- Stated goal: Transcribe the records that follow exactly. Skip the pictures.

- Information shown:
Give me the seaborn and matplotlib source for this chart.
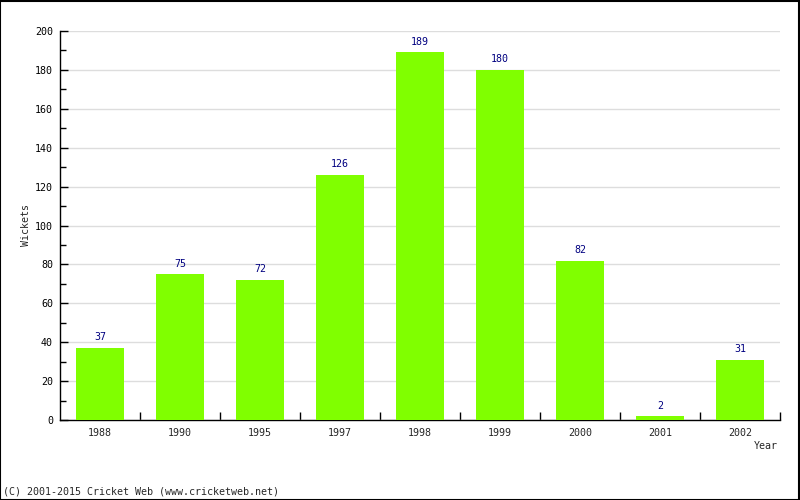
import matplotlib
matplotlib.use("Agg")
import matplotlib.pyplot as plt
import seaborn as sns
import pandas as pd
from matplotlib.ticker import MultipleLocator, FixedLocator

years = ["1988", "1990", "1995", "1997", "1998", "1999", "2000", "2001", "2002"]
wickets = [37, 75, 72, 126, 189, 180, 82, 2, 31]

df = pd.DataFrame({"Year": years, "Wickets": wickets})

sns.set_style("white")
plt.rcParams["font.family"] = ["DejaVu Sans Mono"]

FS = 7.2

fig = plt.figure(figsize=(8, 5), dpi=100)
ax = fig.add_axes([60/800, 80/500, 720/800, 389/500])

sns.barplot(data=df, x="Year", y="Wickets", color="#80ff00", width=0.61,
            saturation=1, linewidth=0, edgecolor="none", ax=ax, zorder=3)

for i, v in enumerate(wickets):
    ax.annotate(str(v), (i, v), xytext=(0, 4), textcoords="offset points",
                ha="center", va="bottom", fontsize=FS, color="#000080")

ax.set_ylim(0, 200)
ax.set_xlim(-0.5, len(years) - 0.5)
ax.yaxis.set_major_locator(MultipleLocator(20))
ax.yaxis.set_minor_locator(MultipleLocator(10))
ax.grid(axis="y", color="#dddddd", linewidth=1, zorder=0)
ax.set_axisbelow(True)

ax.tick_params(axis="y", which="both", left=True)
ax.tick_params(axis="x", which="both", bottom=True)
ax.tick_params(axis="y", which="major", direction="in", length=6, width=1,
               labelsize=FS, pad=5, colors="black")
ax.tick_params(axis="y", which="minor", direction="in", length=4, width=1,
               colors="black")
ax.xaxis.set_minor_locator(FixedLocator([i + 0.5 for i in range(len(years))]))
ax.tick_params(axis="x", which="major", length=0, labelsize=FS, pad=6)
ax.tick_params(axis="x", which="minor", direction="in", length=6, width=1,
               colors="black")

for s in ["top", "right"]:
    ax.spines[s].set_visible(False)
for s in ["left", "bottom"]:
    ax.spines[s].set_color("black")
    ax.spines[s].set_linewidth(1)

ax.set_xlabel("")
ax.set_ylabel("Wickets", fontsize=FS)
ax.yaxis.set_label_coords(-29/720, 0.5)
fig.text(778/800, 1 - 446/500, "Year", ha="right", va="center", fontsize=FS)
fig.text(3/800, 1 - 492/500, "(C) 2001-2015 Cricket Web (www.cricketweb.net)",
         ha="left", va="center", fontsize=FS)

border = plt.Rectangle((0.0005, 0.001), 0.998, 0.997, transform=fig.transFigure,
                       fill=False, edgecolor="black", linewidth=1.5)
fig.patches.append(border)

fig.savefig("out.png", dpi=100)
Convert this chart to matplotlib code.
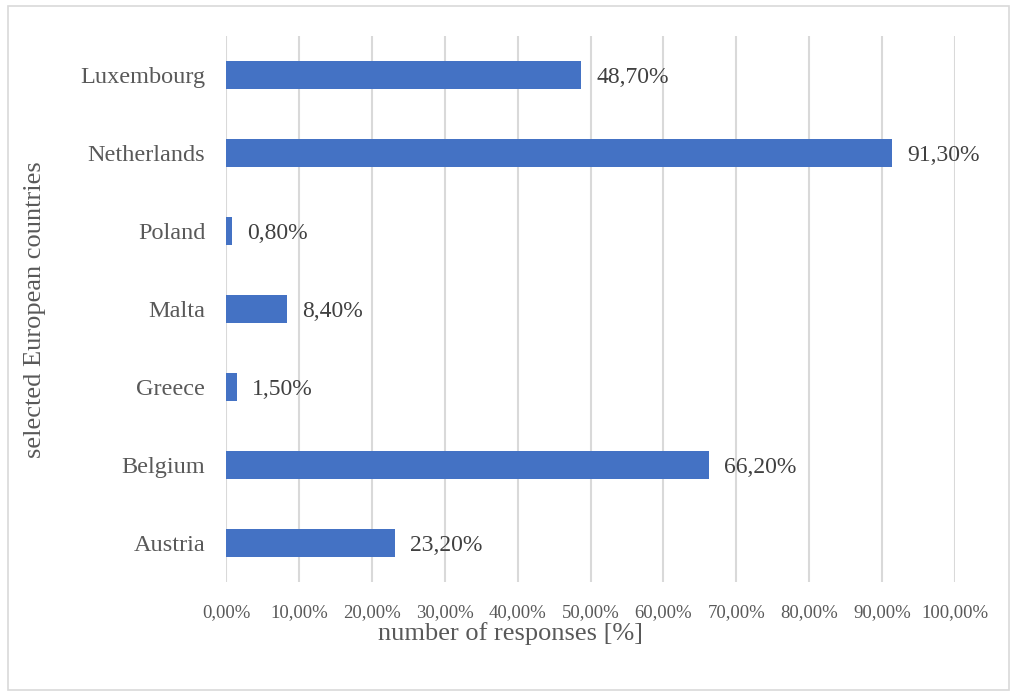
import matplotlib.pyplot as plt
from matplotlib.patches import Rectangle

# Data
countries = ['Austria', 'Belgium', 'Greece', 'Malta', 'Poland', 'Netherlands', 'Luxembourg']
responses = [23.2, 66.2, 1.5, 8.4, 0.8, 91.3, 48.7]
ticks = [0, 10, 20, 30, 40, 50, 60, 70, 80, 90, 100]

bar_color = '#4472C4'
grid_color = '#D9D9D9'
text_color = '#595959'
serif = ['Liberation Serif', 'DejaVu Serif']

plt.rcParams['font.family'] = serif

fig = plt.figure(figsize=(10.14, 6.92), dpi=100)
ax = fig.add_axes([226 / 1014, 1 - 582 / 692, 729 / 1014, 546 / 692])

y = list(range(len(countries)))
ax.barh(y, responses, height=0.36, color=bar_color, zorder=3)

for yi, v in zip(y, responses):
    ax.annotate(f'{v:.2f}%'.replace('.', ','), xy=(v, yi), xytext=(11, 0),
                textcoords='offset points', va='center_baseline', ha='left',
                fontsize=17, color='#404040')

ax.set_xlim(0, 100)
ax.set_ylim(-0.5, len(countries) - 0.5)
ax.set_xticks(ticks)
ax.set_xticklabels([f'{t:.2f}%'.replace('.', ',') for t in ticks],
                   fontsize=13.5, color=text_color)
ax.set_yticks(y)
ax.set_yticklabels(countries, fontsize=17.5, color=text_color)
ax.tick_params(axis='both', length=0)
ax.tick_params(axis='x', pad=16)
ax.tick_params(axis='y', pad=15)

ax.grid(axis='x', color=grid_color, linewidth=1.5, zorder=0)
for s in ax.spines.values():
    s.set_visible(False)

fig.text(511 / 1014, 1 - 634 / 692, 'number of responses [%]', ha='center', va='center',
         fontsize=19, color=text_color)
fig.text(35 / 1014, 1 - 310 / 692, 'selected European countries', ha='center', va='center',
         rotation=90, fontsize=19, color=text_color)

# light chart border
fig.patches.append(Rectangle((8 / 1014, 2 / 692), 1001 / 1014, 684 / 692,
                             transform=fig.transFigure, fill=False,
                             edgecolor='#D9D9D9', linewidth=1.2))

fig.savefig('out.png', dpi=100)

- Exercise answer:
Give me the seaborn and matplotlib source for this chart.
import matplotlib
matplotlib.use("Agg")
import matplotlib.pyplot as plt
import seaborn as sns
import pandas as pd
from matplotlib.ticker import MultipleLocator, FixedLocator

years = ["1988", "1990", "1995", "1997", "1998", "1999", "2000", "2001", "2002"]
wickets = [37, 75, 72, 126, 189, 180, 82, 2, 31]

df = pd.DataFrame({"Year": years, "Wickets": wickets})

sns.set_style("white")
plt.rcParams["font.family"] = ["DejaVu Sans Mono"]

FS = 7.2

fig = plt.figure(figsize=(8, 5), dpi=100)
ax = fig.add_axes([60/800, 80/500, 720/800, 389/500])

sns.barplot(data=df, x="Year", y="Wickets", color="#80ff00", width=0.61,
            saturation=1, linewidth=0, edgecolor="none", ax=ax, zorder=3)

for i, v in enumerate(wickets):
    ax.annotate(str(v), (i, v), xytext=(0, 4), textcoords="offset points",
                ha="center", va="bottom", fontsize=FS, color="#000080")

ax.set_ylim(0, 200)
ax.set_xlim(-0.5, len(years) - 0.5)
ax.yaxis.set_major_locator(MultipleLocator(20))
ax.yaxis.set_minor_locator(MultipleLocator(10))
ax.grid(axis="y", color="#dddddd", linewidth=1, zorder=0)
ax.set_axisbelow(True)

ax.tick_params(axis="y", which="both", left=True)
ax.tick_params(axis="x", which="both", bottom=True)
ax.tick_params(axis="y", which="major", direction="in", length=6, width=1,
               labelsize=FS, pad=5, colors="black")
ax.tick_params(axis="y", which="minor", direction="in", length=4, width=1,
               colors="black")
ax.xaxis.set_minor_locator(FixedLocator([i + 0.5 for i in range(len(years))]))
ax.tick_params(axis="x", which="major", length=0, labelsize=FS, pad=6)
ax.tick_params(axis="x", which="minor", direction="in", length=6, width=1,
               colors="black")

for s in ["top", "right"]:
    ax.spines[s].set_visible(False)
for s in ["left", "bottom"]:
    ax.spines[s].set_color("black")
    ax.spines[s].set_linewidth(1)

ax.set_xlabel("")
ax.set_ylabel("Wickets", fontsize=FS)
ax.yaxis.set_label_coords(-29/720, 0.5)
fig.text(778/800, 1 - 446/500, "Year", ha="right", va="center", fontsize=FS)
fig.text(3/800, 1 - 492/500, "(C) 2001-2015 Cricket Web (www.cricketweb.net)",
         ha="left", va="center", fontsize=FS)

border = plt.Rectangle((0.0005, 0.001), 0.998, 0.997, transform=fig.transFigure,
                       fill=False, edgecolor="black", linewidth=1.5)
fig.patches.append(border)

fig.savefig("out.png", dpi=100)
Convert this chart to matplotlib code.
import matplotlib.pyplot as plt
from matplotlib.patches import Rectangle

# Data
countries = ['Austria', 'Belgium', 'Greece', 'Malta', 'Poland', 'Netherlands', 'Luxembourg']
responses = [23.2, 66.2, 1.5, 8.4, 0.8, 91.3, 48.7]
ticks = [0, 10, 20, 30, 40, 50, 60, 70, 80, 90, 100]

bar_color = '#4472C4'
grid_color = '#D9D9D9'
text_color = '#595959'
serif = ['Liberation Serif', 'DejaVu Serif']

plt.rcParams['font.family'] = serif

fig = plt.figure(figsize=(10.14, 6.92), dpi=100)
ax = fig.add_axes([226 / 1014, 1 - 582 / 692, 729 / 1014, 546 / 692])

y = list(range(len(countries)))
ax.barh(y, responses, height=0.36, color=bar_color, zorder=3)

for yi, v in zip(y, responses):
    ax.annotate(f'{v:.2f}%'.replace('.', ','), xy=(v, yi), xytext=(11, 0),
                textcoords='offset points', va='center_baseline', ha='left',
                fontsize=17, color='#404040')

ax.set_xlim(0, 100)
ax.set_ylim(-0.5, len(countries) - 0.5)
ax.set_xticks(ticks)
ax.set_xticklabels([f'{t:.2f}%'.replace('.', ',') for t in ticks],
                   fontsize=13.5, color=text_color)
ax.set_yticks(y)
ax.set_yticklabels(countries, fontsize=17.5, color=text_color)
ax.tick_params(axis='both', length=0)
ax.tick_params(axis='x', pad=16)
ax.tick_params(axis='y', pad=15)

ax.grid(axis='x', color=grid_color, linewidth=1.5, zorder=0)
for s in ax.spines.values():
    s.set_visible(False)

fig.text(511 / 1014, 1 - 634 / 692, 'number of responses [%]', ha='center', va='center',
         fontsize=19, color=text_color)
fig.text(35 / 1014, 1 - 310 / 692, 'selected European countries', ha='center', va='center',
         rotation=90, fontsize=19, color=text_color)

# light chart border
fig.patches.append(Rectangle((8 / 1014, 2 / 692), 1001 / 1014, 684 / 692,
                             transform=fig.transFigure, fill=False,
                             edgecolor='#D9D9D9', linewidth=1.2))

fig.savefig('out.png', dpi=100)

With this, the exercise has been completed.